Mum who smuggled £1m worth of drugs and phones into prisons caught in Bridgend after HMP Parc drop
A mother has been jailed for smuggling around £1m worth of drugs and phones into prisons across the UK.
Lucy Adcock, 47, headed up a group who organised 22 drops in a month across six British jails before she was arrested in a Premier Inn car park in Bridgend, Merthyr Tydfil Crown Court heard.
The group used drones to sneak the contraband into jails, including the troubled HMP Parc in Bridgend.
Prosecutor Matthew Cobbe said staff at Parc Prison found a dropped package on April 24 last year containing illicit items worth £50,000 inside jails. Class A and B drugs, as well as mobile phones were inside the package.
The drone operator was not identified at this stage but two more packages were recovered from the exercise yard at Parc the following month.
Police were alerted and automatic number-plate recognition was used to identify vehicles in the area at the time.

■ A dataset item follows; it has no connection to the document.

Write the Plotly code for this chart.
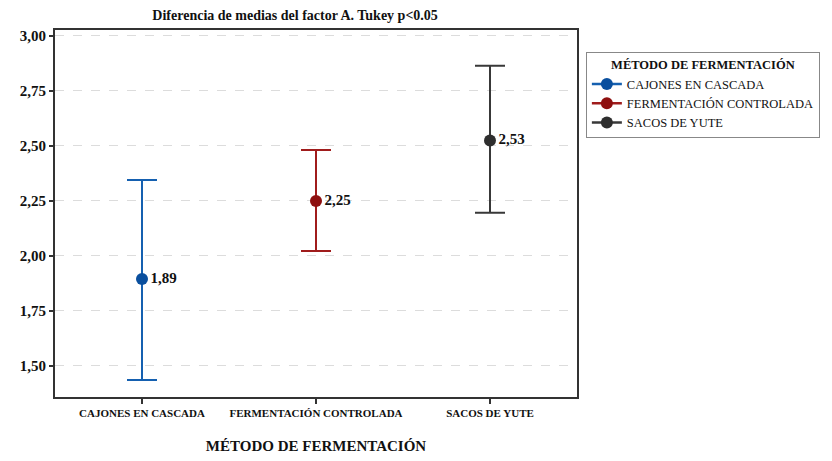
import plotly.graph_objects as go

categories = ["CAJONES EN CASCADA", "FERMENTACIÓN CONTROLADA", "SACOS DE YUTE"]
means = [1.895, 2.25, 2.525]
upper = [2.345, 2.482, 2.865]
lower = [1.436, 2.022, 2.196]
labels = ["1,89", "2,25", "2,53"]
colors = ["#1560b0", "#a01c1c", "#383838"]
marker_colors = ["#0a4f9e", "#8e1010", "#2e2e2e"]

FONT = "'Liberation Serif', 'Times New Roman', Times, serif"

fig = go.Figure()
for i, cat in enumerate(categories):
    fig.add_trace(go.Scatter(
        x=[cat], y=[means[i]],
        mode="lines+markers+text",
        name=cat,
        text=["<b>" + labels[i] + "</b>"],
        textposition="middle right",
        textfont=dict(family=FONT, size=15, color="#111111"),
        marker=dict(size=12, color=marker_colors[i]),
        line=dict(color=colors[i], width=2.5),
        error_y=dict(type="data", symmetric=False,
                     array=[upper[i] - means[i]],
                     arrayminus=[means[i] - lower[i]],
                     color=colors[i], thickness=2, width=15),
    ))

fig.update_layout(
    width=824, height=453,
    margin=dict(l=40, r=254, t=22, b=64),
    paper_bgcolor="white", plot_bgcolor="white",
    separators=",.",
    font=dict(family=FONT, color="#111111"),
    title=dict(text="<b>Diferencia de medias del factor A. Tukey p<0.05</b>",
               x=0.46, xref="paper", xanchor="center", y=0.985, yanchor="middle",
               font=dict(family=FONT, size=14, color="#111111")),
    showlegend=True,
    legend=dict(
        title=dict(text="<b>MÉTODO DE FERMENTACIÓN</b>", side="top center",
                   font=dict(family=FONT, size=12.5, color="#111111")),
        x=1.017, xanchor="left", y=0.94, yanchor="top",
        bordercolor="#888888", borderwidth=1,
        font=dict(family=FONT, size=12.5, color="#111111"),
        itemwidth=30, tracegroupgap=0,
    ),
    xaxis=dict(
        type="category", categoryorder="array", categoryarray=categories,
        range=[-0.5, 2.5], automargin=False,
        showline=True, linecolor="#333333", linewidth=2, mirror=True,
        ticks="outside", ticklen=5, tickcolor="#333333", tickwidth=1.5,
        tickfont=dict(family=FONT, size=11, color="#111111"),
        tickvals=categories,
        ticktext=["<b>" + c + "</b>" for c in categories],
        showgrid=False,
        title=dict(text="<b>MÉTODO DE FERMENTACIÓN</b>",
                   font=dict(family=FONT, size=15, color="#111111"), standoff=22),
    ),
    yaxis=dict(
        range=[1.359, 3.027],
        tickvals=[1.5, 1.75, 2.0, 2.25, 2.5, 2.75, 3.0],
        ticktext=["<b>1,50</b>", "<b>1,75</b>", "<b>2,00</b>", "<b>2,25</b>",
                  "<b>2,50</b>", "<b>2,75</b>", "<b>3,00</b>"],
        showline=True, linecolor="#333333", linewidth=2, mirror=True,
        ticks="outside", ticklen=4, tickcolor="#333333", tickwidth=1.5,
        tickfont=dict(family=FONT, size=15, color="#111111"),
        showgrid=True, gridcolor="#dcdcdc", griddash="dash", gridwidth=1,
        zeroline=False,
    ),
)

fig.write_html("out.html")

"It wasn’t long before Lucy Adcock’s car was traced," said Mr Cobbe."She had driven down from the London area and she was stopped in the car park of the Premier Inn in Bridgend by officers later that day. She had a drone in the car with her. In fact the drone had software that could be downloaded and examined.
"The examination revealed that it had been used not just during the early hours of that morning to deliver drugs to Parc prison but it had been used on many previous occasions and other prisons across the country."
It was revealed that in the month leading up to May 11, the group had flown 22 drones over five other prisons - Gartree in Leicestershire, Onley in Warwickshire, Guys Marsh in Shaftesbury, High Down in Sutton, and the Mount in Hemel Hempstead.
Analysis of Adcock's phone led to police arresting four others who were part of the scheme. Craig Davenport, Ryan Dorland, Nicola Ogle, and Emma Watson all admitted involvement in the conspiracy.Mr Cobbe said the group attached fishhooks to the packages to make them easier to grab from inside a jail cell. A sheet would be thrown out to snag onto the package and draw it in.
Packages recovered included cocaine, the painkiller Phenacetin, cannabis resin, iPhones, sim cards and tobacco.
It was estimated the group supplied items with a total prison market value of £1,099,670 to £1,426,150.
The prosecutor said Adcock "played the leading role both directing the others and taking a hands-on role".
Adcock, of Ruislip, London, Davenport, 46, of Clacton-on-Sea, Essex, and Dorland, 44, recently of HMP Brixton, were sentenced on Monday after pleading guilty to a conspiracy to convey A-list and B-list items into prison.
However Dorland maintained he was not aware there were Class A drugs among the material that went over prison walls.Judge Paul Hobson jailed Adcock for six years, Davenport for four years and nine months, and Dorland for four years. Ogle and Watson are due to be sentenced at a later date.